Look at reviews, I guess, or try and find an old grundig. I'm sure other people have other brands/models.
If I can remember the last decent one I was looking at I'll comment again, but hopefully this will set you on the right track.
onionisafruit
> there were no visits to these [government food safety] sites at any time prior to this event for the several weeks that I looked at the data
That’s crazy that their usage is that low. Not even one visitor?
null
wkat4242
Be aware that internet usage was pretty much impossible. Landline internet dropped soon after the outage even for those with UPS systems.
And 5G internet was completely unusable during the outage. All 3 major networks immediately switched to "Emergency calls only" status and allowed zero data. So doing analysis on it isn't very useful because most people had no access and only small packets made it through (favouring more simple services). It worked maybe 10 minutes every couple of hours and very limited.
I have an Iridium backup for emergency calls too. But no internet. And was thinking of getting Starlink but I don't want it anymore since musk going nazi and also the Spanish Government seems to have dropped a 9€ per month surcharge on it.
NooneAtAll3
why do phones leak battery percentage to the internet?
>Germans take a 1 hour lunch from 12-1pm. Spaniards have a later lunch, starting around 1pm, and going on until 4 or 5pm. This could possibly be due to the tradition of afternoon siesta.

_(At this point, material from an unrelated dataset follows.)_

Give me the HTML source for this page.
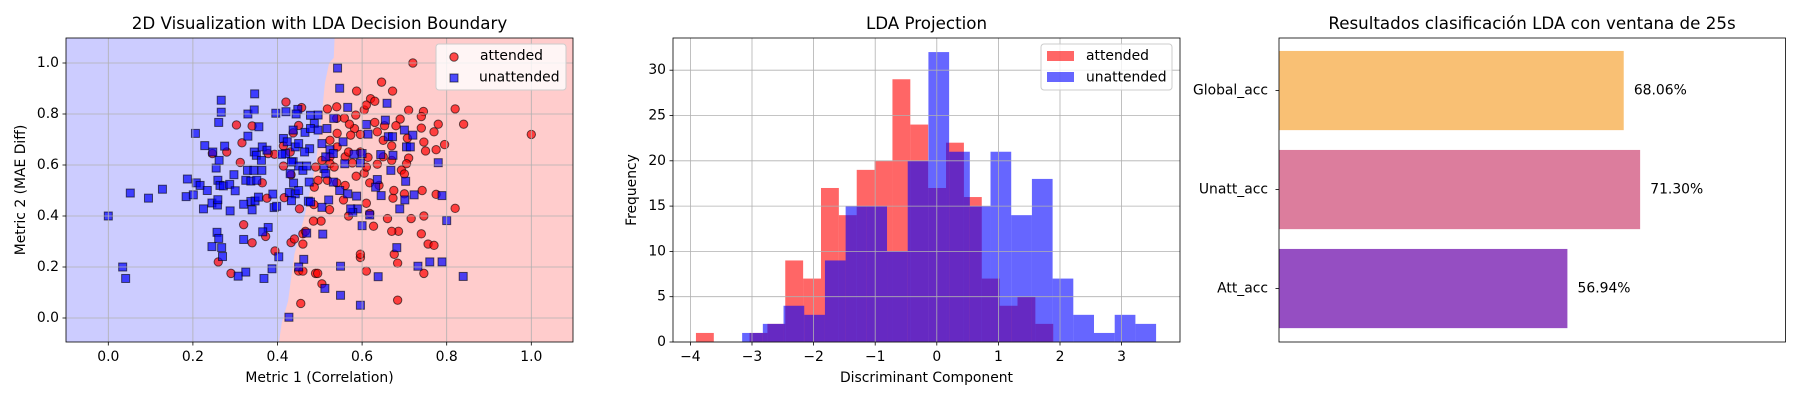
<!DOCTYPE html>
<html><head><meta charset="utf-8"><style>
html,body{margin:0;padding:0;background:#fff;}
svg{display:block;font-family:"DejaVu Sans","Liberation Sans",sans-serif;}
</style></head><body>
<svg id="fig" width="1800" height="400" viewBox="0 0 1800 400" xmlns="http://www.w3.org/2000/svg"></svg>
<script>
// ---------- data ----------
const attended = [[0.72,1.0],[1.0,0.72],[0.646,0.925],[0.587,0.89],[0.672,0.89],[0.62,0.86],[0.63,0.85],[0.82,0.82],[0.71,0.815],[0.745,0.81],[0.84,0.76],[0.78,0.76],[0.74,0.79],[0.69,0.78],[0.74,0.745],[0.77,0.73],[0.795,0.68],[0.775,0.66],[0.75,0.655],[0.746,0.69],[0.707,0.705],[0.67,0.675],[0.71,0.627],[0.705,0.605],[0.693,0.58],[0.7,0.565],[0.742,0.5],[0.775,0.485],[0.82,0.43],[0.746,0.4],[0.716,0.39],[0.74,0.33],[0.756,0.29],[0.77,0.285],[0.746,0.175],[0.684,0.215],[0.676,0.25],[0.684,0.07],[0.686,0.34],[0.67,0.34],[0.66,0.39],[0.627,0.36],[0.673,0.47],[0.7,0.487],[0.675,0.5],[0.64,0.52],[0.61,0.45],[0.618,0.41],[0.596,0.237],[0.596,0.25],[0.61,0.184],[0.503,0.38],[0.485,0.38],[0.46,0.33],[0.466,0.34],[0.46,0.29],[0.45,0.184],[0.46,0.184],[0.49,0.175],[0.495,0.175],[0.505,0.134],[0.455,0.057],[0.486,0.445],[0.523,0.425],[0.54,0.53],[0.56,0.52],[0.568,0.4],[0.556,0.463],[0.586,0.556],[0.605,0.568],[0.618,0.53],[0.614,0.63],[0.636,0.603],[0.65,0.632],[0.67,0.618],[0.65,0.697],[0.636,0.73],[0.596,0.72],[0.582,0.743],[0.573,0.717],[0.57,0.76],[0.558,0.784],[0.54,0.783],[0.54,0.828],[0.518,0.82],[0.585,0.796],[0.605,0.816],[0.61,0.835],[0.63,0.767],[0.653,0.754],[0.68,0.754],[0.541,0.724],[0.524,0.697],[0.541,0.671],[0.524,0.632],[0.56,0.632],[0.505,0.618],[0.49,0.592],[0.524,0.605],[0.518,0.54],[0.496,0.54],[0.487,0.513],[0.534,0.592],[0.577,0.608],[0.568,0.651],[0.596,0.651],[0.61,0.592],[0.42,0.847],[0.457,0.825],[0.303,0.757],[0.34,0.753],[0.316,0.687],[0.28,0.651],[0.246,0.645],[0.312,0.61],[0.364,0.53],[0.375,0.47],[0.416,0.472],[0.452,0.428],[0.34,0.295],[0.372,0.32],[0.32,0.366],[0.26,0.22],[0.29,0.175],[0.394,0.263],[0.432,0.296],[0.44,0.31],[0.414,0.596],[0.432,0.562],[0.393,0.642],[0.45,0.755],[0.414,0.675],[0.43,0.651],[0.437,0.726],[0.378,0.645]];
const unattended = [[0,0.4],[0.034,0.2],[0.041,0.155],[0.052,0.49],[0.095,0.47],[0.128,0.505],[0.187,0.545],[0.184,0.476],[0.201,0.483],[0.208,0.53],[0.217,0.52],[0.234,0.5],[0.225,0.428],[0.245,0.451],[0.258,0.443],[0.259,0.464],[0.259,0.54],[0.264,0.52],[0.272,0.518],[0.287,0.524],[0.3,0.499],[0.288,0.42],[0.297,0.562],[0.255,0.588],[0.262,0.618],[0.247,0.651],[0.228,0.676],[0.275,0.674],[0.206,0.724],[0.261,0.767],[0.267,0.807],[0.267,0.854],[0.33,0.8],[0.346,0.879],[0.345,0.816],[0.356,0.75],[0.33,0.713],[0.345,0.651],[0.35,0.638],[0.364,0.671],[0.375,0.658],[0.362,0.618],[0.329,0.579],[0.344,0.579],[0.325,0.54],[0.337,0.537],[0.351,0.54],[0.363,0.579],[0.389,0.486],[0.392,0.433],[0.398,0.438],[0.337,0.457],[0.347,0.459],[0.34,0.424],[0.32,0.446],[0.355,0.474],[0.378,0.355],[0.365,0.338],[0.32,0.308],[0.257,0.336],[0.261,0.312],[0.245,0.28],[0.268,0.276],[0.27,0.241],[0.325,0.18],[0.307,0.164],[0.368,0.155],[0.387,0.193],[0.403,0.24],[0.427,0.003],[0.396,0.803],[0.42,0.809],[0.448,0.818],[0.444,0.8],[0.478,0.795],[0.496,0.796],[0.487,0.763],[0.465,0.728],[0.437,0.737],[0.414,0.704],[0.423,0.691],[0.419,0.645],[0.41,0.642],[0.442,0.671],[0.45,0.684],[0.476,0.664],[0.478,0.743],[0.496,0.737],[0.464,0.651],[0.437,0.613],[0.45,0.596],[0.46,0.579],[0.469,0.596],[0.433,0.612],[0.43,0.566],[0.438,0.529],[0.428,0.492],[0.442,0.487],[0.45,0.5],[0.433,0.46],[0.475,0.533],[0.473,0.458],[0.542,0.98],[0.547,0.901],[0.659,0.842],[0.655,0.776],[0.566,0.826],[0.533,0.783],[0.517,0.743],[0.505,0.684],[0.524,0.66],[0.555,0.691],[0.61,0.759],[0.614,0.721],[0.662,0.711],[0.7,0.737],[0.72,0.717],[0.705,0.671],[0.714,0.671],[0.672,0.711],[0.644,0.641],[0.673,0.638],[0.6,0.645],[0.581,0.642],[0.596,0.608],[0.559,0.605],[0.532,0.645],[0.514,0.632],[0.51,0.586],[0.514,0.566],[0.532,0.533],[0.668,0.579],[0.703,0.536],[0.636,0.543],[0.632,0.513],[0.78,0.609],[0.789,0.48],[0.8,0.382],[0.723,0.483],[0.701,0.463],[0.689,0.428],[0.645,0.48],[0.618,0.404],[0.6,0.362],[0.587,0.478],[0.589,0.428],[0.578,0.414],[0.573,0.428],[0.566,0.487],[0.547,0.5],[0.521,0.463],[0.505,0.434],[0.478,0.455],[0.469,0.333],[0.507,0.329],[0.462,0.23],[0.45,0.2],[0.512,0.116],[0.549,0.203],[0.549,0.089],[0.596,0.05],[0.638,0.162],[0.682,0.276],[0.732,0.203],[0.76,0.22],[0.789,0.22],[0.839,0.163]];
// decision boundary: [y, x]
const boundary = [[1.1,0.535],[1.02,0.533],[1.0,0.522],[0.92,0.512],[0.8,0.505],[0.6,0.49],[0.4,0.464],[0.25,0.44],[0.066,0.425],[-0.02,0.41],[-0.1,0.403]];
const scatterXTicks = [0,0.2,0.4,0.6,0.8,1.0];
const scatterYTicks = [0,0.2,0.4,0.6,0.8,1.0];

const redStart = -3.91, redWidth = 0.29;
const redCounts = [1,0,0,1,2,9,7,17,14,19,20,29,24,17,22,16,7,4,5,2];
const blueStart = -3.16, blueWidth = 0.336;
const blueCounts = [1,2,4,3,9,15,15,10,20,32,21,15,21,14,18,7,3,1,3,2];
const histXTicks = [-4,-3,-2,-1,0,1,2,3];
const histYTicks = [0,5,10,15,20,25,30];

const accLabels = ["Att_acc","Unatt_acc","Global_acc"];
const accValues = [56.94,71.30,68.06];
const accColors = ["#954ec2","#dc7d9d","#f9c074"];

// ---------- helpers ----------
const NS = "http://www.w3.org/2000/svg";
const svg = document.getElementById("fig");
function mk(tag, attrs, parent){
  const e = document.createElementNS(NS, tag);
  for (const k in attrs) e.setAttribute(k, attrs[k]);
  (parent||svg).appendChild(e);
  return e;
}
function txt(s, x, y, size, anchor, parent, extra){
  const t = mk("text", Object.assign({x:x, y:y, "font-size":size, "text-anchor":anchor||"middle", "dominant-baseline":"central", fill:"#000"}, extra||{}), parent);
  t.textContent = s;
  return t;
}
const fmtMinus = v => (v<0 ? "\u2212"+Math.abs(v) : ""+v);

// ---------- axes 1: scatter ----------
const A1 = {l:66, r:573, t:38, b:342};
const sx = x => 108.3 + x*423;
const sy = y => 318 - y*255;
const clip = mk("clipPath",{id:"c1"});
mk("rect",{x:A1.l,y:A1.t,width:A1.r-A1.l,height:A1.b-A1.t},clip);
const g1 = mk("g",{"clip-path":"url(#c1)"});


const bgBlue = mk("rect",{x:A1.l,y:A1.t,width:A1.r-A1.l,height:A1.b-A1.t,fill:"#ccccff"},g1);


let pts = boundary.map(p => sx(p[1])+","+sy(p[0]));
pts.push(A1.r+","+A1.b); pts.push(A1.r+","+A1.t);
const redReg = mk("polygon",{points:pts.join(" "),fill:"#ffcccc"},g1);


attended.forEach(p=>{
  const c = mk("circle",{cx:sx(p[0]),cy:sy(p[1]),r:4.2,fill:"rgba(255,0,0,0.7)",stroke:"rgba(0,0,0,0.6)","stroke-width":1},g1);
  
  
});
unattended.forEach(p=>{
  const s = mk("rect",{x:sx(p[0])-4,y:sy(p[1])-4,width:8,height:8,fill:"rgba(0,0,255,0.7)",stroke:"rgba(0,0,0,0.6)","stroke-width":1},g1);
  
  
});
scatterXTicks.forEach(v=>{
  const l = mk("line",{x1:sx(v),x2:sx(v),y1:A1.t,y2:A1.b,stroke:"#b0b0b0","stroke-width":0.8});
  
  
  mk("line",{x1:sx(v),x2:sx(v),y1:A1.b,y2:A1.b+3.5,stroke:"#000","stroke-width":0.8});
  const t = txt(v.toFixed(1), sx(v), 357, 13.9);
  
  
});
scatterYTicks.forEach(v=>{
  const l = mk("line",{x1:A1.l,x2:A1.r,y1:sy(v),y2:sy(v),stroke:"#b0b0b0","stroke-width":0.8});
  
  
  mk("line",{x1:A1.l-3.5,x2:A1.l,y1:sy(v),y2:sy(v),stroke:"#000","stroke-width":0.8});
  const t = txt(v.toFixed(1), 59, sy(v), 13.9, "end");
  
  
});
const sp1 = mk("rect",{x:A1.l,y:A1.t,width:A1.r-A1.l,height:A1.b-A1.t,fill:"none",stroke:"#000","stroke-width":0.8});


const t1 = txt("2D Visualization with LDA Decision Boundary", 319.5, 23, 16.7);


const xl1 = txt("Metric 1 (Correlation)", 319.5, 378, 13.9);


const yl1 = txt("Metric 2 (MAE Diff)", 21, 190, 13.9, "middle", null, {transform:"rotate(-90 21 190)"});


// legend 1
const lg1 = mk("g",{});


mk("rect",{x:436,y:44,width:130,height:46,rx:3,fill:"rgba(255,255,255,0.8)",stroke:"#cccccc","stroke-width":1},lg1);
mk("circle",{cx:454,cy:57,r:4.2,fill:"rgba(255,0,0,0.7)",stroke:"rgba(0,0,0,0.6)"},lg1);
mk("rect",{x:450,y:74,width:8,height:8,fill:"rgba(0,0,255,0.7)",stroke:"rgba(0,0,0,0.6)"},lg1);
const le1 = txt("attended", 480, 56, 13.9, "start", lg1);


const le2 = txt("unattended", 479, 77.5, 13.9, "start", lg1);



// ---------- axes 2: histogram ----------
const A2 = {l:673, r:1180, t:38, b:342};
const hx = v => 936.8 + v*61.6;
const hy = c => 342 - c*9.06;
redCounts.forEach((c,i)=>{
  if(!c) return;
  const x0 = redStart + i*redWidth;
  const r = mk("rect",{x:hx(x0),y:hy(c),width:hx(x0+redWidth)-hx(x0),height:hy(0)-hy(c),fill:"rgba(255,0,0,0.6)"});
  
  
});
blueCounts.forEach((c,i)=>{
  if(!c) return;
  const x0 = blueStart + i*blueWidth;
  const r = mk("rect",{x:hx(x0),y:hy(c),width:hx(x0+blueWidth)-hx(x0),height:hy(0)-hy(c),fill:"rgba(0,0,255,0.6)"});
  
  
});
histXTicks.forEach(v=>{
  const l = mk("line",{x1:hx(v),x2:hx(v),y1:A2.t,y2:A2.b,stroke:"#b0b0b0","stroke-width":0.8});
  
  
  mk("line",{x1:hx(v),x2:hx(v),y1:A2.b,y2:A2.b+3.5,stroke:"#000","stroke-width":0.8});
  const t = txt(fmtMinus(v), hx(v), 357, 13.9);
  
  
});
histYTicks.forEach(v=>{
  const l = mk("line",{x1:A2.l,x2:A2.r,y1:hy(v),y2:hy(v),stroke:"#b0b0b0","stroke-width":0.8});
  
  
  mk("line",{x1:A2.l-3.5,x2:A2.l,y1:hy(v),y2:hy(v),stroke:"#000","stroke-width":0.8});
  const t = txt(""+v, 666, hy(v), 13.9, "end");
  
  
});
const sp2 = mk("rect",{x:A2.l,y:A2.t,width:A2.r-A2.l,height:A2.b-A2.t,fill:"none",stroke:"#000","stroke-width":0.8});


const t2 = txt("LDA Projection", 926.5, 23, 16.7);


const xl2 = txt("Discriminant Component", 926.5, 378, 13.9);


const yl2 = txt("Frequency", 632, 190, 13.9, "middle", null, {transform:"rotate(-90 632 190)"});


const lg2 = mk("g",{});


mk("rect",{x:1041,y:44,width:131,height:46,rx:3,fill:"rgba(255,255,255,0.8)",stroke:"#cccccc","stroke-width":1},lg2);
mk("rect",{x:1047,y:51,width:27,height:10,fill:"rgba(255,0,0,0.6)"},lg2);
mk("rect",{x:1047,y:72,width:27,height:10,fill:"rgba(0,0,255,0.6)"},lg2);
const le3 = txt("attended", 1086, 56, 13.9, "start", lg2);


const le4 = txt("unattended", 1086, 77.5, 13.9, "start", lg2);



// ---------- axes 3: accuracy bars ----------
const A3 = {l:1279, r:1785.5, t:38, b:342};
const bx = v => 1279 + v*5.065;
const by = i => 342 - (i+0.54)*99;
accValues.forEach((v,i)=>{
  const r = mk("rect",{x:bx(0),y:by(i)-39.6,width:bx(v)-bx(0),height:79.2,fill:accColors[i]});
  
  
  const t = txt(v.toFixed(2)+"%", bx(v+2), by(i), 13.9, "start");
  
  
  mk("line",{x1:A3.l-3.5,x2:A3.l,y1:by(i),y2:by(i),stroke:"#000","stroke-width":0.8});
  const yl = txt(accLabels[i], 1268, by(i), 13.9, "end");
  
  
});
const sp3 = mk("rect",{x:A3.l,y:A3.t,width:A3.r-A3.l,height:A3.b-A3.t,fill:"none",stroke:"#000","stroke-width":0.8});


const t3 = txt("Resultados clasificación LDA con ventana de 25s", 1532, 23, 16.7);


</script>
</body></html>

This is not only untrue, but I would argue it also borders on being defamatory, consciously or not. Lunch breaks are typically one to two hours long in Spain, not three to four hours long--that's ridiculous. What the author is describing there would better fit what we tend to do during weekends, where "sobremesa" (coffee and drinks after we're done with the main dishes) can admittedly get a bit out of hand, but absolutely not on working days.